## Exercise aim
Write out, word for word, the first line of the data below and every line after it through the one containing "left_domain = [8.343, 11.674]".

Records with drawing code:
* Start *

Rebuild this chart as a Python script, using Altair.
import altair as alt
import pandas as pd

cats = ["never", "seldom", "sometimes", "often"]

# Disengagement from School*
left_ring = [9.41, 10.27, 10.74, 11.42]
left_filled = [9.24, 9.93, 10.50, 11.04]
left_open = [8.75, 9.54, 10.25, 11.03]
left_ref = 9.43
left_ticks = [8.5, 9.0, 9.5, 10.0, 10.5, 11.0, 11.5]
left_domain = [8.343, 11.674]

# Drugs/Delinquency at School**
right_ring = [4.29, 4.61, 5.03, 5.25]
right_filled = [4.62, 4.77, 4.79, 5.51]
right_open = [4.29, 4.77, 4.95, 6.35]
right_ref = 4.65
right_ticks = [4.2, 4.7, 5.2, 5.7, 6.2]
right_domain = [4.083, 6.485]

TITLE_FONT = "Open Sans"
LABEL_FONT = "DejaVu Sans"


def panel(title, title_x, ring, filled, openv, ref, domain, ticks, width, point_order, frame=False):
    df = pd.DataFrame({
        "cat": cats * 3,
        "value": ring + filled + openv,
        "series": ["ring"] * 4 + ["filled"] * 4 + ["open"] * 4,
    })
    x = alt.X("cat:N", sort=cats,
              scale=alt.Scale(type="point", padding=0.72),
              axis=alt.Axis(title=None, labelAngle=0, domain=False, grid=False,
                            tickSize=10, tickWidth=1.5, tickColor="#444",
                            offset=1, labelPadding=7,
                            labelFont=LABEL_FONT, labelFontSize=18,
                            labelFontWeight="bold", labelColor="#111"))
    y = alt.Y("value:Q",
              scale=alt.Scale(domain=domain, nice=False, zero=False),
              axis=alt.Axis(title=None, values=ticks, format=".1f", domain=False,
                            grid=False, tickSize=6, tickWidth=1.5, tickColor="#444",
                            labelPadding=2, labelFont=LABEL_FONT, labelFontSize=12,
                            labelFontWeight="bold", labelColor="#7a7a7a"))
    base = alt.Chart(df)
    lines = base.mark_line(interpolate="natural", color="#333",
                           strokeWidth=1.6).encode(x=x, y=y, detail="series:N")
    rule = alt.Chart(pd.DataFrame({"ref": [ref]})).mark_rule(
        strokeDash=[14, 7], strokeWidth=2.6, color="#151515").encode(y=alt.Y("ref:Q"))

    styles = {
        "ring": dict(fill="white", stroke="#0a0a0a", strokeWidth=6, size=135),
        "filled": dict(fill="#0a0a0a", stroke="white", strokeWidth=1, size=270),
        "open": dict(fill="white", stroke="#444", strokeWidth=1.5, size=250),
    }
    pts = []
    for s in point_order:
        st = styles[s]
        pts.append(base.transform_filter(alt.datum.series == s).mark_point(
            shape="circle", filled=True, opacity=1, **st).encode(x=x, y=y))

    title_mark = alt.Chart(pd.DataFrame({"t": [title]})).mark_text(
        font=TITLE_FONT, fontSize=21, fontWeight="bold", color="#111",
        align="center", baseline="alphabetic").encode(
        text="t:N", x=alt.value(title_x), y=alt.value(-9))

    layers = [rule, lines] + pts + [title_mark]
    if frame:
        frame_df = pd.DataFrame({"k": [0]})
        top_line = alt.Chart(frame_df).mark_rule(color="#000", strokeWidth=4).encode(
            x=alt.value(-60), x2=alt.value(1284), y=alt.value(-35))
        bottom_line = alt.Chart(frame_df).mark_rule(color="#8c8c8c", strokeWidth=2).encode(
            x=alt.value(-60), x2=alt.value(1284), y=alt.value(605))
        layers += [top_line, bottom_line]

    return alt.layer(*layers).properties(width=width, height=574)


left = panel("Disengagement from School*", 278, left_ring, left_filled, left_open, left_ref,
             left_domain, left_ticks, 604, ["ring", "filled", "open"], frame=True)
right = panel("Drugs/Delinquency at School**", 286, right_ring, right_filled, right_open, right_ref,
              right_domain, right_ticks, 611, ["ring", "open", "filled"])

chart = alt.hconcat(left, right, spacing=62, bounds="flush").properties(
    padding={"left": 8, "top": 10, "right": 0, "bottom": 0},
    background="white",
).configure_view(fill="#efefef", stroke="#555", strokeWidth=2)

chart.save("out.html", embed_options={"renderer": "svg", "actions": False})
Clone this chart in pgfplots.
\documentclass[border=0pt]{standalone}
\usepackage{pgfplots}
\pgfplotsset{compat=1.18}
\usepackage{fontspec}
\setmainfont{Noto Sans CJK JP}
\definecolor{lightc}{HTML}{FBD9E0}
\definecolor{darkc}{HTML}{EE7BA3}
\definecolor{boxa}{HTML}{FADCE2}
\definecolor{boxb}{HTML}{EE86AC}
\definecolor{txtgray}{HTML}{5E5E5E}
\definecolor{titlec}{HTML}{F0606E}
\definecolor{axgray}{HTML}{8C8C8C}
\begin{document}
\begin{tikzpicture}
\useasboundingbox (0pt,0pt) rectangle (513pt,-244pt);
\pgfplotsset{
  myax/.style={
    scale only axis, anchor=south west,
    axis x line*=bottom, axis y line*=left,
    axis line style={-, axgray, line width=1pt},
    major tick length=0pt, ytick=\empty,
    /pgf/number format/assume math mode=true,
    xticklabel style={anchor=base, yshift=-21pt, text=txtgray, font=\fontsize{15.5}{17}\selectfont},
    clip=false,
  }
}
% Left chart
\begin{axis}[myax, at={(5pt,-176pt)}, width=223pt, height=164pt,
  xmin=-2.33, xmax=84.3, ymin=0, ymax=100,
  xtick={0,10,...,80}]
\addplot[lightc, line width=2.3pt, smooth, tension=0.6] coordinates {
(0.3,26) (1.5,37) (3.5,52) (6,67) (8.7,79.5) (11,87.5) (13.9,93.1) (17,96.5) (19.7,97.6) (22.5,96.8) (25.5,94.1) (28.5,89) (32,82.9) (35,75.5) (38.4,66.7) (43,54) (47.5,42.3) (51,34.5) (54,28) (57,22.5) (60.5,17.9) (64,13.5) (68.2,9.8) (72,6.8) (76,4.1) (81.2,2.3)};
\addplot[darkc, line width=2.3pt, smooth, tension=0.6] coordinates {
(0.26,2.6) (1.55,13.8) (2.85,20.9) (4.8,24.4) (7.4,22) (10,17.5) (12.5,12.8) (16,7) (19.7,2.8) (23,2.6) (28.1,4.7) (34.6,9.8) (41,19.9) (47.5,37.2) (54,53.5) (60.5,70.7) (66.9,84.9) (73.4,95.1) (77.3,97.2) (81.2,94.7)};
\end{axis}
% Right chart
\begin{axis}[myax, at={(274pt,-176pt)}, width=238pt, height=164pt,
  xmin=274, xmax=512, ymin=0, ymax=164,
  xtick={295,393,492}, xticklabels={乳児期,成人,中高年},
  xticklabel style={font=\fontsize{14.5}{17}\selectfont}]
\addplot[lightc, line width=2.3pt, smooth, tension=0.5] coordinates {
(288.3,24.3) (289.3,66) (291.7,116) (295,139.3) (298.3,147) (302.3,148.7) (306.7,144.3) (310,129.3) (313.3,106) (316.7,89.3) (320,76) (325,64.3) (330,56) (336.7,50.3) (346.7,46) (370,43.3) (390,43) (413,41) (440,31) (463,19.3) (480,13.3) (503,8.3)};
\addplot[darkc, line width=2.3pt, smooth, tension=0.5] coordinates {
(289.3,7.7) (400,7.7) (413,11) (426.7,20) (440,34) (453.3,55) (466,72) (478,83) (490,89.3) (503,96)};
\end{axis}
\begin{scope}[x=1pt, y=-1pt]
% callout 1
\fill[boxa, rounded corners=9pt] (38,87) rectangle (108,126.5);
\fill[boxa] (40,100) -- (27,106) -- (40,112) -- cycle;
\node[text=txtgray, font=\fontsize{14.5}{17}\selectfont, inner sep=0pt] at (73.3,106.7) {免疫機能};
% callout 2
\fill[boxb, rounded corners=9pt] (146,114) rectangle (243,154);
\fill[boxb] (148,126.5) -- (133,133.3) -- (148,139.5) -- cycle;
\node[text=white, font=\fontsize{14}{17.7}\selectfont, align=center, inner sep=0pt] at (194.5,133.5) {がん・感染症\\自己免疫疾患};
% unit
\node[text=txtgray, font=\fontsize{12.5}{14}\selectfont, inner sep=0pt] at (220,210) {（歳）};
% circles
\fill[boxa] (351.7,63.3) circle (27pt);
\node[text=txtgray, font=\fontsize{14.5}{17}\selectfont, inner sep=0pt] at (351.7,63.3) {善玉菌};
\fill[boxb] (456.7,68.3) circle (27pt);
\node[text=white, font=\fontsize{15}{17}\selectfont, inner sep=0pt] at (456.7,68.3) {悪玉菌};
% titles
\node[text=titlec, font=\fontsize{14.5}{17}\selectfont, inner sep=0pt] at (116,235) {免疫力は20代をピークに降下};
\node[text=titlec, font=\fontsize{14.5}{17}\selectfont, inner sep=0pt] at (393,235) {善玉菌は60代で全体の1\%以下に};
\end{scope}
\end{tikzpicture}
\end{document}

* End *

## Solution to this problem
Rebuild this chart as a Python script, using Altair.
import altair as alt
import pandas as pd

cats = ["never", "seldom", "sometimes", "often"]

# Disengagement from School*
left_ring = [9.41, 10.27, 10.74, 11.42]
left_filled = [9.24, 9.93, 10.50, 11.04]
left_open = [8.75, 9.54, 10.25, 11.03]
left_ref = 9.43
left_ticks = [8.5, 9.0, 9.5, 10.0, 10.5, 11.0, 11.5]
left_domain = [8.343, 11.674]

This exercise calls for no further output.